INFORMATION SHOWN:
═══

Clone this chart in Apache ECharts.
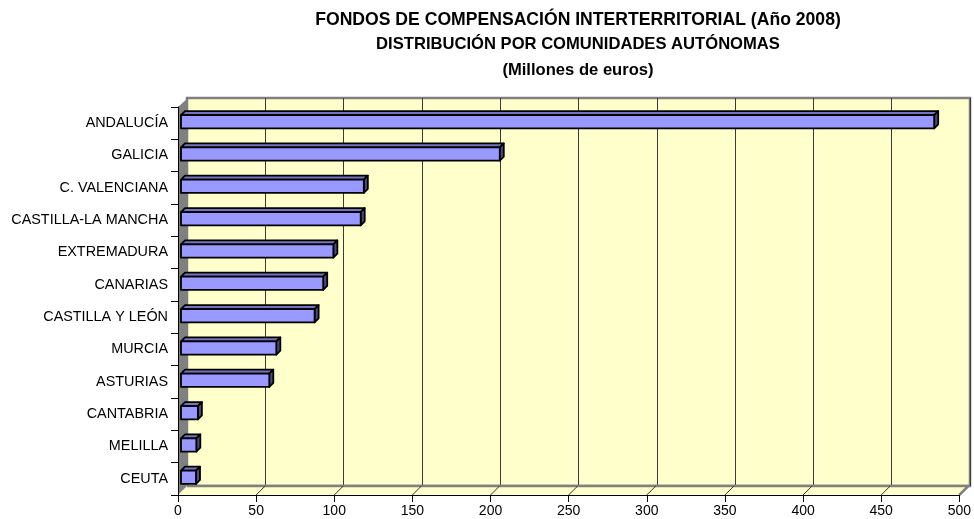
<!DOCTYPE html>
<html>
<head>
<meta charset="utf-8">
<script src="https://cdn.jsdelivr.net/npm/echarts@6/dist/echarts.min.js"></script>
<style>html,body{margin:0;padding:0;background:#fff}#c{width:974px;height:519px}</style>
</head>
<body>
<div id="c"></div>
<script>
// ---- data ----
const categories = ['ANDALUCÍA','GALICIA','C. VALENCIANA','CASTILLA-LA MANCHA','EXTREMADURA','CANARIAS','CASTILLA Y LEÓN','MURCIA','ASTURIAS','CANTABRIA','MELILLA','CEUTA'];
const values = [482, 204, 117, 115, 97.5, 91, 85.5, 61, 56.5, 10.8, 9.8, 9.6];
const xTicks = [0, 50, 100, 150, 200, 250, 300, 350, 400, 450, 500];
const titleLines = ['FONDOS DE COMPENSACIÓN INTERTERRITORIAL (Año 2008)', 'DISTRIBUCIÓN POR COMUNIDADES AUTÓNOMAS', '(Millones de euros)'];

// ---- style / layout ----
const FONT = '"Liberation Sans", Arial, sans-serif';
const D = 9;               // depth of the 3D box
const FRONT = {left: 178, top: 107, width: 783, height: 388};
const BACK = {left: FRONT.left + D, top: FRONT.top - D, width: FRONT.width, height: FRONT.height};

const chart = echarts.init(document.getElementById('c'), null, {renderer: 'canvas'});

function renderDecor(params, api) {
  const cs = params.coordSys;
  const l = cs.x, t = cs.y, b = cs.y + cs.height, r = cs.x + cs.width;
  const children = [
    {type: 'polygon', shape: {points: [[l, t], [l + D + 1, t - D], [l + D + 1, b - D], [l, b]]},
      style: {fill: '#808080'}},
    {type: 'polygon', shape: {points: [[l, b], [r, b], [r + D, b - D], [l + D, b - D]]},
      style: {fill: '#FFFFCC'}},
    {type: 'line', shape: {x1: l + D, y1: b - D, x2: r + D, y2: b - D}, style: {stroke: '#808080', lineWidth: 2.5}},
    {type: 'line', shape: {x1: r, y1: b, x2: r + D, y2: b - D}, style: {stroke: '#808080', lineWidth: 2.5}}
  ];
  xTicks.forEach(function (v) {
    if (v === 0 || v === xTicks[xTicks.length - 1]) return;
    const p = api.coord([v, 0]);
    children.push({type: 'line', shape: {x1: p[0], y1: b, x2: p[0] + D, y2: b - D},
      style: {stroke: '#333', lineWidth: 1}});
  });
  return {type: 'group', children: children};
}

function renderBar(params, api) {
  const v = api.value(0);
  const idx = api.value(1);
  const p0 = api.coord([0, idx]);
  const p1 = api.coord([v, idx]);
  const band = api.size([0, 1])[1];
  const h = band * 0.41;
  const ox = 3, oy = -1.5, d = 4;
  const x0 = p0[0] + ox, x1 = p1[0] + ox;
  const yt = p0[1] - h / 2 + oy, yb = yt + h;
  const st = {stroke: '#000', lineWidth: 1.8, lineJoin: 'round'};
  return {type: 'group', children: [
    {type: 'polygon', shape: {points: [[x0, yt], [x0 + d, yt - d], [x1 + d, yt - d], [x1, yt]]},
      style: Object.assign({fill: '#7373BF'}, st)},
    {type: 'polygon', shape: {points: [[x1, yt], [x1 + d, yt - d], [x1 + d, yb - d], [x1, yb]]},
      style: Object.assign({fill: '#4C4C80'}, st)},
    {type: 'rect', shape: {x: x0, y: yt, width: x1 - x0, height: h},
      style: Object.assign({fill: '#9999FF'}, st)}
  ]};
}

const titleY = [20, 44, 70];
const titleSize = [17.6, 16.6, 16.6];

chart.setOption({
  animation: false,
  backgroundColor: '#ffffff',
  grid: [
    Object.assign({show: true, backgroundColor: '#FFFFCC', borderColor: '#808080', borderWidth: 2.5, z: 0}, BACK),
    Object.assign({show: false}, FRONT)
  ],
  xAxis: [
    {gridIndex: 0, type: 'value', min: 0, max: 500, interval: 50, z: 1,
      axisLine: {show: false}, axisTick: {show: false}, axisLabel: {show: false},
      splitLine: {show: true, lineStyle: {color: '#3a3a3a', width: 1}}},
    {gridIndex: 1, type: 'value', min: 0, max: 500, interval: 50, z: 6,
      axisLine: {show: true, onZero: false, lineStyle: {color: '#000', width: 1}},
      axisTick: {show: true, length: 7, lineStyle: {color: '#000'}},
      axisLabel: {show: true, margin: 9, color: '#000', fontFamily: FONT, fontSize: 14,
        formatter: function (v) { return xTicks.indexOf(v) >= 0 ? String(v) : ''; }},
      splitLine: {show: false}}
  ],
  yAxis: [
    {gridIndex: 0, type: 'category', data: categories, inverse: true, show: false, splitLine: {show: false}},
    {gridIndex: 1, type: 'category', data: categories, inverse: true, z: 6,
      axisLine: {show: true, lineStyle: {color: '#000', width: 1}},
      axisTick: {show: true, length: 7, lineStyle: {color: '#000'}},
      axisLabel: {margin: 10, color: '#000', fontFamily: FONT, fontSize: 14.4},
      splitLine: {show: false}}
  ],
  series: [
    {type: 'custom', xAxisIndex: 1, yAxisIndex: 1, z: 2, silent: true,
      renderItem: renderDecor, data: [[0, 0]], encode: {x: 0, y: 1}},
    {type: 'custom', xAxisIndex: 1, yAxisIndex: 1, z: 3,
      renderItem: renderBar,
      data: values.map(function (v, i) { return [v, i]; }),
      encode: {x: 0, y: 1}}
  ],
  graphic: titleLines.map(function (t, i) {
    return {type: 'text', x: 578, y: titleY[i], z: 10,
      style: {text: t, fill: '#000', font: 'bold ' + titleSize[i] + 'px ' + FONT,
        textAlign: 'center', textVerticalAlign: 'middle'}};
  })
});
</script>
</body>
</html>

═══

AIM: Exclude the pictures, and transcribe all of the material exactly.

EXERCISE ANSWER:
Clone this chart in Apache ECharts.
<!DOCTYPE html>
<html>
<head>
<meta charset="utf-8">
<script src="https://cdn.jsdelivr.net/npm/echarts@6/dist/echarts.min.js"></script>
<style>html,body{margin:0;padding:0;background:#fff}#c{width:974px;height:519px}</style>
</head>
<body>
<div id="c"></div>
<script>
// ---- data ----
const categories = ['ANDALUCÍA','GALICIA','C. VALENCIANA','CASTILLA-LA MANCHA','EXTREMADURA','CANARIAS','CASTILLA Y LEÓN','MURCIA','ASTURIAS','CANTABRIA','MELILLA','CEUTA'];
const values = [482, 204, 117, 115, 97.5, 91, 85.5, 61, 56.5, 10.8, 9.8, 9.6];
const xTicks = [0, 50, 100, 150, 200, 250, 300, 350, 400, 450, 500];
const titleLines = ['FONDOS DE COMPENSACIÓN INTERTERRITORIAL (Año 2008)', 'DISTRIBUCIÓN POR COMUNIDADES AUTÓNOMAS', '(Millones de euros)'];

// ---- style / layout ----
const FONT = '"Liberation Sans", Arial, sans-serif';
const D = 9;               // depth of the 3D box
const FRONT = {left: 178, top: 107, width: 783, height: 388};
const BACK = {left: FRONT.left + D, top: FRONT.top - D, width: FRONT.width, height: FRONT.height};

const chart = echarts.init(document.getElementById('c'), null, {renderer: 'canvas'});

function renderDecor(params, api) {
  const cs = params.coordSys;
  const l = cs.x, t = cs.y, b = cs.y + cs.height, r = cs.x + cs.width;
  const children = [
    {type: 'polygon', shape: {points: [[l, t], [l + D + 1, t - D], [l + D + 1, b - D], [l, b]]},
      style: {fill: '#808080'}},
    {type: 'polygon', shape: {points: [[l, b], [r, b], [r + D, b - D], [l + D, b - D]]},
      style: {fill: '#FFFFCC'}},
    {type: 'line', shape: {x1: l + D, y1: b - D, x2: r + D, y2: b - D}, style: {stroke: '#808080', lineWidth: 2.5}},
    {type: 'line', shape: {x1: r, y1: b, x2: r + D, y2: b - D}, style: {stroke: '#808080', lineWidth: 2.5}}
  ];
  xTicks.forEach(function (v) {
    if (v === 0 || v === xTicks[xTicks.length - 1]) return;
    const p = api.coord([v, 0]);
    children.push({type: 'line', shape: {x1: p[0], y1: b, x2: p[0] + D, y2: b - D},
      style: {stroke: '#333', lineWidth: 1}});
  });
  return {type: 'group', children: children};
}

function renderBar(params, api) {
  const v = api.value(0);
  const idx = api.value(1);
  const p0 = api.coord([0, idx]);
  const p1 = api.coord([v, idx]);
  const band = api.size([0, 1])[1];
  const h = band * 0.41;
  const ox = 3, oy = -1.5, d = 4;
  const x0 = p0[0] + ox, x1 = p1[0] + ox;
  const yt = p0[1] - h / 2 + oy, yb = yt + h;
  const st = {stroke: '#000', lineWidth: 1.8, lineJoin: 'round'};
  return {type: 'group', children: [
    {type: 'polygon', shape: {points: [[x0, yt], [x0 + d, yt - d], [x1 + d, yt - d], [x1, yt]]},
      style: Object.assign({fill: '#7373BF'}, st)},
    {type: 'polygon', shape: {points: [[x1, yt], [x1 + d, yt - d], [x1 + d, yb - d], [x1, yb]]},
      style: Object.assign({fill: '#4C4C80'}, st)},
    {type: 'rect', shape: {x: x0, y: yt, width: x1 - x0, height: h},
      style: Object.assign({fill: '#9999FF'}, st)}
  ]};
}

const titleY = [20, 44, 70];
const titleSize = [17.6, 16.6, 16.6];

chart.setOption({
  animation: false,
  backgroundColor: '#ffffff',
  grid: [
    Object.assign({show: true, backgroundColor: '#FFFFCC', borderColor: '#808080', borderWidth: 2.5, z: 0}, BACK),
    Object.assign({show: false}, FRONT)
  ],
  xAxis: [
    {gridIndex: 0, type: 'value', min: 0, max: 500, interval: 50, z: 1,
      axisLine: {show: false}, axisTick: {show: false}, axisLabel: {show: false},
      splitLine: {show: true, lineStyle: {color: '#3a3a3a', width: 1}}},
    {gridIndex: 1, type: 'value', min: 0, max: 500, interval: 50, z: 6,
      axisLine: {show: true, onZero: false, lineStyle: {color: '#000', width: 1}},
      axisTick: {show: true, length: 7, lineStyle: {color: '#000'}},
      axisLabel: {show: true, margin: 9, color: '#000', fontFamily: FONT, fontSize: 14,
        formatter: function (v) { return xTicks.indexOf(v) >= 0 ? String(v) : ''; }},
      splitLine: {show: false}}
  ],
  yAxis: [
    {gridIndex: 0, type: 'category', data: categories, inverse: true, show: false, splitLine: {show: false}},
    {gridIndex: 1, type: 'category', data: categories, inverse: true, z: 6,
      axisLine: {show: true, lineStyle: {color: '#000', width: 1}},
      axisTick: {show: true, length: 7, lineStyle: {color: '#000'}},
      axisLabel: {margin: 10, color: '#000', fontFamily: FONT, fontSize: 14.4},
      splitLine: {show: false}}
  ],
  series: [
    {type: 'custom', xAxisIndex: 1, yAxisIndex: 1, z: 2, silent: true,
      renderItem: renderDecor, data: [[0, 0]], encode: {x: 0, y: 1}},
    {type: 'custom', xAxisIndex: 1, yAxisIndex: 1, z: 3,
      renderItem: renderBar,
      data: values.map(function (v, i) { return [v, i]; }),
      encode: {x: 0, y: 1}}
  ],
  graphic: titleLines.map(function (t, i) {
    return {type: 'text', x: 578, y: titleY[i], z: 10,
      style: {text: t, fill: '#000', font: 'bold ' + titleSize[i] + 'px ' + FONT,
        textAlign: 'center', textVerticalAlign: 'middle'}};
  })
});
</script>
</body>
</html>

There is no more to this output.